* begin Excerpted data *
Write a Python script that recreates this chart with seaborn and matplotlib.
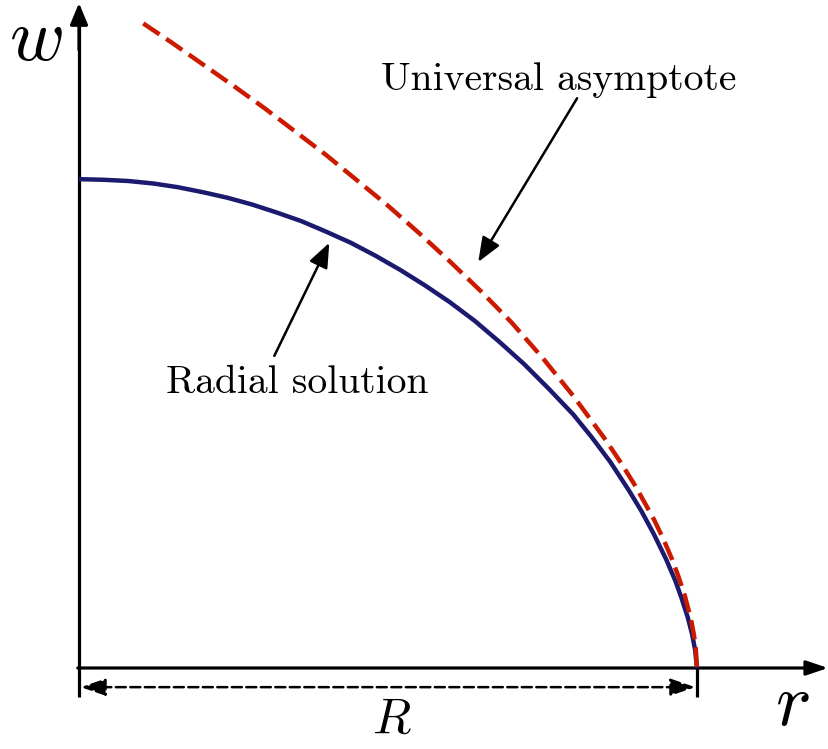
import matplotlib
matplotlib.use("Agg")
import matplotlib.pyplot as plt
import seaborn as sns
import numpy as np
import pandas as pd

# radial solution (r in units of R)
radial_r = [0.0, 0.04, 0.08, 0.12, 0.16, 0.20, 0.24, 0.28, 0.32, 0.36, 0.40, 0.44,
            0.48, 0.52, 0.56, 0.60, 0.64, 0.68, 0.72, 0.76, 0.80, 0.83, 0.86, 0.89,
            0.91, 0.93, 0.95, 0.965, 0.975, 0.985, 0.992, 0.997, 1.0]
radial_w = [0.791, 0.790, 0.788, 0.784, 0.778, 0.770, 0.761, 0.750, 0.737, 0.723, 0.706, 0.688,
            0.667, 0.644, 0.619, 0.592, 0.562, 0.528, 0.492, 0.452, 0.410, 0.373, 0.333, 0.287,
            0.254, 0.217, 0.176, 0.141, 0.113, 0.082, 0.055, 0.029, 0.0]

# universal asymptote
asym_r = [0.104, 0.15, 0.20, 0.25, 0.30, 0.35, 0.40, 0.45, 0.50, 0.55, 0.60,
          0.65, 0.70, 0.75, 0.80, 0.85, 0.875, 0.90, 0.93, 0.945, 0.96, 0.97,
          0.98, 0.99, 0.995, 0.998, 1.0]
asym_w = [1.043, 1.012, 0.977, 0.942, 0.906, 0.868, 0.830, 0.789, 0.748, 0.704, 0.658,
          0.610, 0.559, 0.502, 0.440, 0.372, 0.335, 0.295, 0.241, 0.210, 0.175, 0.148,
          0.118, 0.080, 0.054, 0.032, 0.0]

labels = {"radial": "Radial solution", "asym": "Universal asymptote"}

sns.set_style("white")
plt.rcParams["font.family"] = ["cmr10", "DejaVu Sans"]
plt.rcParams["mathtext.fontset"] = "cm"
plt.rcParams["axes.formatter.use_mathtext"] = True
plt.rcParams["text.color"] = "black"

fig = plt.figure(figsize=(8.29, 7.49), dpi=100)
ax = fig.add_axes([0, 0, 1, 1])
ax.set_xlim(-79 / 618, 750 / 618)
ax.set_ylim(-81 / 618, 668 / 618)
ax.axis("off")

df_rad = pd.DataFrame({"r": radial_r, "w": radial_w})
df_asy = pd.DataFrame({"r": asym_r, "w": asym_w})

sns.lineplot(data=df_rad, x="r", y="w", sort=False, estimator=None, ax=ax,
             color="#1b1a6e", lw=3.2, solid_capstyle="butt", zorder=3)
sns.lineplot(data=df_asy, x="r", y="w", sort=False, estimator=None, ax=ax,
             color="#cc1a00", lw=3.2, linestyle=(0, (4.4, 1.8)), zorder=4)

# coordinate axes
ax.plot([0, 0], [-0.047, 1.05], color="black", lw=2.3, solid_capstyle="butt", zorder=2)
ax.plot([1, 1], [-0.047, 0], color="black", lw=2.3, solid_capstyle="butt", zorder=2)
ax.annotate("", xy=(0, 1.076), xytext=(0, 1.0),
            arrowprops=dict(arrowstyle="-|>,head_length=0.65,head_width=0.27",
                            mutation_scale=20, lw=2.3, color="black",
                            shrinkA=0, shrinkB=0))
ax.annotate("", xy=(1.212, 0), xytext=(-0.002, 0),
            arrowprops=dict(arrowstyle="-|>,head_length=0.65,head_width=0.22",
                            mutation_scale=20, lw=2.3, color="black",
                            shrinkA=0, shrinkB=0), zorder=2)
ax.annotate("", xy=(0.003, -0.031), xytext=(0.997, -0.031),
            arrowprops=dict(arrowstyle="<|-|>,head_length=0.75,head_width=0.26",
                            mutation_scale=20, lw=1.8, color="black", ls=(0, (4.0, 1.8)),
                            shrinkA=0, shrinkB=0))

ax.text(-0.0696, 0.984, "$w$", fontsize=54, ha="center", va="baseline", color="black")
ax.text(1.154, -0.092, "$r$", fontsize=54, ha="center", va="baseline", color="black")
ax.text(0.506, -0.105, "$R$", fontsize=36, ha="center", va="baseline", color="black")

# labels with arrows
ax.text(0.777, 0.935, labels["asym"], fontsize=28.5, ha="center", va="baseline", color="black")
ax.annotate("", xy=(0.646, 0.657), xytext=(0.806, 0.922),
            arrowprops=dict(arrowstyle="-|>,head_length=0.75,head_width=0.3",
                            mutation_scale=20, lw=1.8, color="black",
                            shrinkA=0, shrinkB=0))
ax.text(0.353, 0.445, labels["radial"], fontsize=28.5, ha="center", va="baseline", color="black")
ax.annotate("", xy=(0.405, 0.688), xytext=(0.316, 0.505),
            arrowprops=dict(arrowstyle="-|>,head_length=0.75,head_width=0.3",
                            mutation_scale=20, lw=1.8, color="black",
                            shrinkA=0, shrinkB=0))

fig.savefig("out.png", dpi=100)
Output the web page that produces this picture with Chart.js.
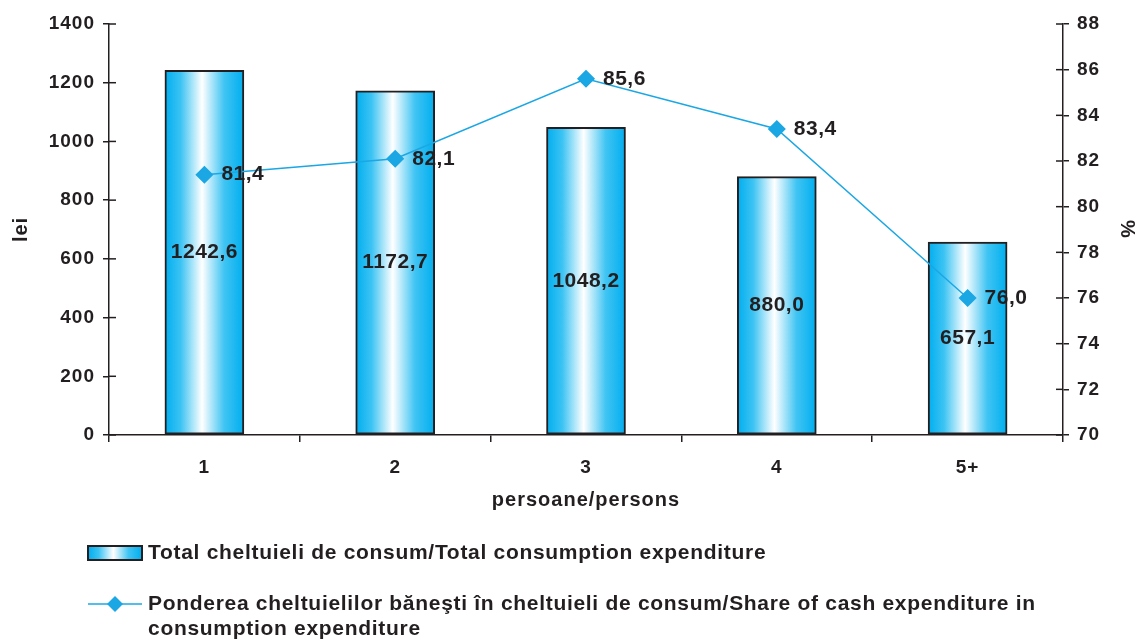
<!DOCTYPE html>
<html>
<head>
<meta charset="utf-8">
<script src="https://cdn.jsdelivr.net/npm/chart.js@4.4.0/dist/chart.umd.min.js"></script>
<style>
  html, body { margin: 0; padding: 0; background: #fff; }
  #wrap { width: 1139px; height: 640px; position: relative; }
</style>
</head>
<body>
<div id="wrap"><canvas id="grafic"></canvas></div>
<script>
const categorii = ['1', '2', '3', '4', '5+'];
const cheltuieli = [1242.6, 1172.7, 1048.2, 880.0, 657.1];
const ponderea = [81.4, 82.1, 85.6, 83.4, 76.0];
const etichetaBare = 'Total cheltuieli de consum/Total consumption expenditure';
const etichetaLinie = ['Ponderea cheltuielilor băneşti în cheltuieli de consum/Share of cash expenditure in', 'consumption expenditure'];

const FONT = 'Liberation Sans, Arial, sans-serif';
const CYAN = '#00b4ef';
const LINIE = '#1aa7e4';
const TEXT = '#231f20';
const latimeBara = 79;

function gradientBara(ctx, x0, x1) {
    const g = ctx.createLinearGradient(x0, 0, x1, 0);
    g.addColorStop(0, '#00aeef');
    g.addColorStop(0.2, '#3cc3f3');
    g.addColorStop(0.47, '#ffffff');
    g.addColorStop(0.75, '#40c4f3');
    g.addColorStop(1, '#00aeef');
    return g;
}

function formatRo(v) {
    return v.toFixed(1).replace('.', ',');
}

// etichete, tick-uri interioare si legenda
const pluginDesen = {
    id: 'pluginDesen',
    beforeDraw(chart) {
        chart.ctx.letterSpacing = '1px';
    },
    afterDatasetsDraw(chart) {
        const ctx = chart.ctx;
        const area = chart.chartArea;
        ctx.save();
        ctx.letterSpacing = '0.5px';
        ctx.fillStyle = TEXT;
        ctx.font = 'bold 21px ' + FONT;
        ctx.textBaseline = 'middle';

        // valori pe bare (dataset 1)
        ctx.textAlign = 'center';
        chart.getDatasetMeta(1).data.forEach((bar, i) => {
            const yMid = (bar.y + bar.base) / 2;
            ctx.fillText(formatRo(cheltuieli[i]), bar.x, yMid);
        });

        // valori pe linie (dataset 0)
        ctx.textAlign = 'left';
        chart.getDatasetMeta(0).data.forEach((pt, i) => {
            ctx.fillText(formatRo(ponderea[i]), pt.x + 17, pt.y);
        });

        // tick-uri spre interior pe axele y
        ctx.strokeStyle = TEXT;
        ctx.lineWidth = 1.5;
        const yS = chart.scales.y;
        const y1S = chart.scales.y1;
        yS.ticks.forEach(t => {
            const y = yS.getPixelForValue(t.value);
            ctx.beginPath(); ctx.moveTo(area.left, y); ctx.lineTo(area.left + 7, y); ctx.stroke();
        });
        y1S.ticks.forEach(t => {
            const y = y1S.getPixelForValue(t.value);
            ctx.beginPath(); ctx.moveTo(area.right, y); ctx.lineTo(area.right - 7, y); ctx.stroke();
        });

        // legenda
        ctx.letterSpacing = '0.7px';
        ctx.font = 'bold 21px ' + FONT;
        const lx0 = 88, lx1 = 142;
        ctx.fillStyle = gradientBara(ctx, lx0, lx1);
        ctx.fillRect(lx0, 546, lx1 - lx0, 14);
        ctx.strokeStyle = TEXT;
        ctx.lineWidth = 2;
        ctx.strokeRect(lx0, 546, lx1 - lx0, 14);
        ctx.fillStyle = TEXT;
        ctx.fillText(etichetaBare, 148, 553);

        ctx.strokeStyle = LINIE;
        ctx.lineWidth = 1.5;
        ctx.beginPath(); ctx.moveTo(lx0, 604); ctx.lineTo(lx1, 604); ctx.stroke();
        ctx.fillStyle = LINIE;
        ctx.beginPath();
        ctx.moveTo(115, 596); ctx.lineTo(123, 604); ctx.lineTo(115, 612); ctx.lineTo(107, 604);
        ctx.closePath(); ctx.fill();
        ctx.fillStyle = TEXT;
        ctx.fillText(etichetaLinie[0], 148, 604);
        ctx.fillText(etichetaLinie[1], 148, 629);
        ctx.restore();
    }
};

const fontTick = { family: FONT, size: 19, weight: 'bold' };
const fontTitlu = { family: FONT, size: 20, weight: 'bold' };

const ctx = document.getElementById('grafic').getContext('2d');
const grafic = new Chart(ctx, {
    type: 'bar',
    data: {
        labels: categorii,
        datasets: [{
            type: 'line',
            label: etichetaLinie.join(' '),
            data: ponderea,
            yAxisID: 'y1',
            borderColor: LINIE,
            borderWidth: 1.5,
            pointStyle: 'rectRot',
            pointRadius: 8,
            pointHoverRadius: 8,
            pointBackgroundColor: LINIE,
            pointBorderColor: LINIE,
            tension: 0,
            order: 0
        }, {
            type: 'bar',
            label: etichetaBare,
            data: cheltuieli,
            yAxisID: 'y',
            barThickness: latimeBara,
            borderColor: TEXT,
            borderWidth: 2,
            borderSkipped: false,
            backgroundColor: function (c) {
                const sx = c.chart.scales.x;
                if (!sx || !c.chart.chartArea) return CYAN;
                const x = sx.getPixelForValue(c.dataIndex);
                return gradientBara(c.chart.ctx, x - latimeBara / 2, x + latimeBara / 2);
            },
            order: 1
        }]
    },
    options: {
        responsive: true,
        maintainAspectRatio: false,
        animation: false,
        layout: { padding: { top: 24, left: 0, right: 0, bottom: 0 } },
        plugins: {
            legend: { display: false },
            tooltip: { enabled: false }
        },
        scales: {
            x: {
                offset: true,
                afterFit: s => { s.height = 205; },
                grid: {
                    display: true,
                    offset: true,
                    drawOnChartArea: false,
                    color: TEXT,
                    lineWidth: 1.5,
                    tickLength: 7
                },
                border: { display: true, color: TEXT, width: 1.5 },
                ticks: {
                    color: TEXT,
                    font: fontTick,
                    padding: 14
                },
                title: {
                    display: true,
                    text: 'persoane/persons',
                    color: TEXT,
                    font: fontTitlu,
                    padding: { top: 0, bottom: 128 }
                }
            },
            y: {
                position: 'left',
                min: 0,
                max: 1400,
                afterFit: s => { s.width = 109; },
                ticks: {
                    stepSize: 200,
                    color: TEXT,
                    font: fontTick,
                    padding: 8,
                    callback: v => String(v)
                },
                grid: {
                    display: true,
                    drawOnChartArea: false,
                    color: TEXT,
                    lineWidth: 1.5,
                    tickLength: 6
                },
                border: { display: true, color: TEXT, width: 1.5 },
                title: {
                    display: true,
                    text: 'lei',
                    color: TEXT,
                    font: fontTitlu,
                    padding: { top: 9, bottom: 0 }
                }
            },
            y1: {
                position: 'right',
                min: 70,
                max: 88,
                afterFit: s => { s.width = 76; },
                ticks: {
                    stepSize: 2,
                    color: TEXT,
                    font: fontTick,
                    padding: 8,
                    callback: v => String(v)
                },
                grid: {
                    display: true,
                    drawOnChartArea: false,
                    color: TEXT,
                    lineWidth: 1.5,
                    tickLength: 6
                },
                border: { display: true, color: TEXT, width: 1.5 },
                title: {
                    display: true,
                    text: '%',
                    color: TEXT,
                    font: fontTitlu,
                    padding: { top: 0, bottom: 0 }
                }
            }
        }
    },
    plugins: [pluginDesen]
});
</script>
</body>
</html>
* end Excerpted data *
Task prompt ::
Among the entries above, take the lines from the one with "Output the web" through the one with "const latimeBara = 79;" and retype them exactly, leaving out the pictures.

Solved exercise ::
Output the web page that produces this picture with Chart.js.
<!DOCTYPE html>
<html>
<head>
<meta charset="utf-8">
<script src="https://cdn.jsdelivr.net/npm/chart.js@4.4.0/dist/chart.umd.min.js"></script>
<style>
  html, body { margin: 0; padding: 0; background: #fff; }
  #wrap { width: 1139px; height: 640px; position: relative; }
</style>
</head>
<body>
<div id="wrap"><canvas id="grafic"></canvas></div>
<script>
const categorii = ['1', '2', '3', '4', '5+'];
const cheltuieli = [1242.6, 1172.7, 1048.2, 880.0, 657.1];
const ponderea = [81.4, 82.1, 85.6, 83.4, 76.0];
const etichetaBare = 'Total cheltuieli de consum/Total consumption expenditure';
const etichetaLinie = ['Ponderea cheltuielilor băneşti în cheltuieli de consum/Share of cash expenditure in', 'consumption expenditure'];

const FONT = 'Liberation Sans, Arial, sans-serif';
const CYAN = '#00b4ef';
const LINIE = '#1aa7e4';
const TEXT = '#231f20';
const latimeBara = 79;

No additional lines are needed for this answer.